Olympic games and anti-gay prejudice
Right before the 2014 Olympics, the Russian government passed a law that banned ‘gay propaganda’. That is, they made it illegal to equate straight and gay relationships and to demonstrate on behalf of gay rights, constraining the civil rights of members of Russia’s LGBT community. In response, European politicians and American intellectuals urged the Russian people and authorities to show empathy and take the perspective of same-sex couples. This would surely increase understanding and decrease prejudice and discrimination, right?
Perspective taking as the gasoline of prejudice
Research conducted by my colleague Chadly Stern (New York University) and myself, indicates that this assumption is false – at least under some circumstances. Rather, taking the perspective of a gay person can actually increase anti-gay prejudice. In order to see why, we need to understand that perspective taking entails placing yourself in someone else’s shoes and so imagine their behaviors. In other words, you switch your perspective from your “self” to the “other” and imagine what you assume to be the experience of that particular person. So, what would happen when you associate gay people with the sexual acts that they engage in, and take their perspective? Would you then mentally simulate same-sex sexual behavior when taking the perspective of a gay person? And would imagining such same-sex sexual behavior then increase anti-gay prejudice because you find the imagined behaviors aversive?
Experimental Evidence From Social Psychological Studies
In three as yet unpublished studies, we presented a total of 750 American participants with a picture of a same-sex couple and asked half of them to “Try to imagine what life would be like if you were one of the men shown in the image”, whereas the other half of the participants were asked to “Try to remain as objective and detached as possible while looking at the picture.” We then asked them to evaluate the same-sex couple (e.g., how immoral are they?), to indicate their general attitudes about homosexuality (e.g., is homosexuality a perversion?) and probed their attitudes towards gay rights (e.g., should same-sex couples be allowed to adopt children?). Lastly, we measured their political ideology/orientation and we also probed the extent to which they imagined same-sex sexual behavior when taking the perspective of the gay couple.
We found that political conservatives who took the perspective of the gay couple and imagined their same-sex sexual behaviors became more negative towards the same-sex couple and homosexuality in general, and less supportive of equal rights for gay couples. Thus, when political conservatives, but not political liberals (note that in Europe, liberals are referred to as "political progressives"), associate homosexuality with gay-sex and are urged to take that perspective, they become more instead of less prejudiced.
These findings make sense when we consider the psychological profiles of liberals and conservatives: Conservatives have been shown to react much more defensively to aversive stimuli (such as threats to the political system or behavior that arouses disgust) than liberals and their responses to imagining same-sex sexual behavior is therefore a defensive one: They disparage same-sex couples and all that is associated with them.
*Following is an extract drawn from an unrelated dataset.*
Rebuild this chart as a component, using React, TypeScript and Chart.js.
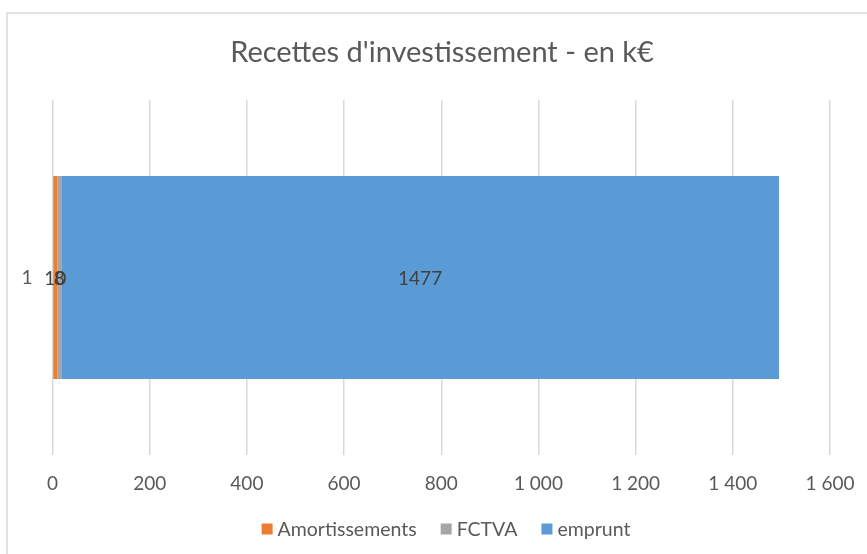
import React, { useEffect, useRef } from "react";
import { Chart, registerables } from "chart.js";

Chart.register(...registerables);

const title = "Recettes d'investissement - en k€";
const categories = ["1"];
const seriesNames = ["Amortissements", "FCTVA", "emprunt"];
const amortissements = [10];
const fctva = [8];
const emprunt = [1477];
const seriesColors = ["#ED7D31", "#A5A5A5", "#5B9BD5"];
const xMin = 0;
const xMax = 1600;
const xStep = 200;

const FONT = "Lato, 'Open Sans', sans-serif";

const fmt = (v: number) => {
  const s = Math.round(v).toString();
  return s.replace(/\B(?=(\d{3})+(?!\d))/g, " ");
};

const borderPlugin = {
  id: "outerBorder",
  beforeDraw(chart: any) {
    const ctx = chart.ctx;
    ctx.save();
    ctx.fillStyle = "#ffffff";
    ctx.fillRect(0, 0, chart.width, chart.height);
    ctx.strokeStyle = "#d9d9d9";
    ctx.lineWidth = 1.5;
    ctx.strokeRect(7, 13, chart.width + 50, chart.height + 50);
    ctx.restore();
  },
};

const titlePlugin = {
  id: "customTitle",
  afterDraw(chart: any) {
    const ctx = chart.ctx;
    ctx.save();
    ctx.font = `29px ${FONT}`;
    ctx.fillStyle = "#595959";
    ctx.textAlign = "center";
    ctx.textBaseline = "middle";
    ctx.fillText(title, 442, 53);
    ctx.restore();
  },
};

const dataLabelPlugin = {
  id: "dataLabels",
  afterDatasetsDraw(chart: any) {
    const ctx = chart.ctx;
    ctx.save();
    ctx.font = `19px ${FONT}`;
    ctx.fillStyle = "#404040";
    ctx.textAlign = "center";
    ctx.textBaseline = "middle";
    chart.data.datasets.forEach((ds: any, i: number) => {
      const meta = chart.getDatasetMeta(i);
      meta.data.forEach((el: any, j: number) => {
        const v = ds.data[j];
        const cx = (el.x + el.base) / 2;
        ctx.fillText(String(v), cx, el.y + 1);
      });
    });
    ctx.restore();
  },
};

const legendPlugin = {
  id: "customLegend",
  afterDraw(chart: any) {
    const ctx = chart.ctx;
    ctx.save();
    ctx.font = `19.5px ${FONT}`;
    ctx.textBaseline = "middle";
    ctx.textAlign = "left";
    const box = 11;
    const gapText = 5;
    const gapItem = 24;
    const items = chart.data.datasets.map((ds: any) => ({
      label: ds.label,
      color: ds.backgroundColor,
      w: ctx.measureText(ds.label).width,
    }));
    const total =
      items.reduce((a: number, it: any) => a + box + gapText + it.w, 0) +
      gapItem * (items.length - 1);
    let x = 446 - total / 2;
    const y = 529;
    items.forEach((it: any) => {
      ctx.fillStyle = it.color;
      ctx.fillRect(x, y - box / 2, box, box);
      x += box + gapText;
      ctx.fillStyle = "#595959";
      ctx.fillText(it.label, x, y + 1);
      x += it.w + gapItem;
    });
    ctx.restore();
  },
};

export default function App() {
  const ref = useRef<HTMLCanvasElement>(null);
  useEffect(() => {
    if (!ref.current) return;
    const values = [amortissements, fctva, emprunt];
    const chart = new Chart(ref.current, {
      type: "bar",
      data: {
        labels: categories,
        datasets: seriesNames.map((name, i) => ({
          label: name,
          data: values[i],
          backgroundColor: seriesColors[i],
          borderWidth: 0,
          categoryPercentage: 1,
          barPercentage: 0.572,
        })),
      },
      options: {
        indexAxis: "y",
        animation: false,
        responsive: false,
        maintainAspectRatio: false,
        layout: { padding: { left: 0, right: 0, top: 100, bottom: 59 } },
        plugins: {
          legend: { display: false },
          tooltip: { enabled: false },
          title: { display: false },
        },
        scales: {
          x: {
            stacked: true,
            min: xMin,
            max: xMax,
            ticks: {
              stepSize: xStep,
              color: "#595959",
              font: { family: FONT, size: 19 },
              padding: 17,
              callback: (v: any) => fmt(Number(v)),
              maxRotation: 0,
            },
            grid: { color: "#d9d9d9", lineWidth: 1.5, drawTicks: false },
            border: { display: false },
            afterFit: (s: any) => {
              s.height = 40;
              s.paddingLeft = 0;
              s.paddingRight = 37;
            },
          },
          y: {
            stacked: true,
            ticks: {
              color: "#595959",
              font: { family: FONT, size: 19 },
              padding: 20,
            },
            grid: { display: false, drawTicks: false },
            border: { display: false },
            afterFit: (s: any) => {
              s.width = 52.5;
            },
          },
        },
      },
      plugins: [borderPlugin, dataLabelPlugin, legendPlugin, titlePlugin],
    });
    return () => chart.destroy();
  }, []);
  return (
    <div style={{ position: "absolute", left: 0, top: 0, width: 867, height: 554 }}>
      <canvas ref={ref} width={867} height={554} style={{ width: 867, height: 554 }} />
    </div>
  );
}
What does this tell us about the Russian anti-gay law and homophobia in general? Our findings indicate that urging for perspective taking as a way to decrease anti-gay prejudice is not always the way to go: Russia’s political elite is most likely more conservative than liberal, and trying to stimulate their empathic sentiments may therefore backfire into more anti-gay prejudice. Indeed, given the prevalence of associating gay people with the sexual acts that they engage in (see for example Stephen Fry’s documentary “Out There”), Western politicians and intellectuals may try to avoid appealing to empathy as the way to promote progressive change.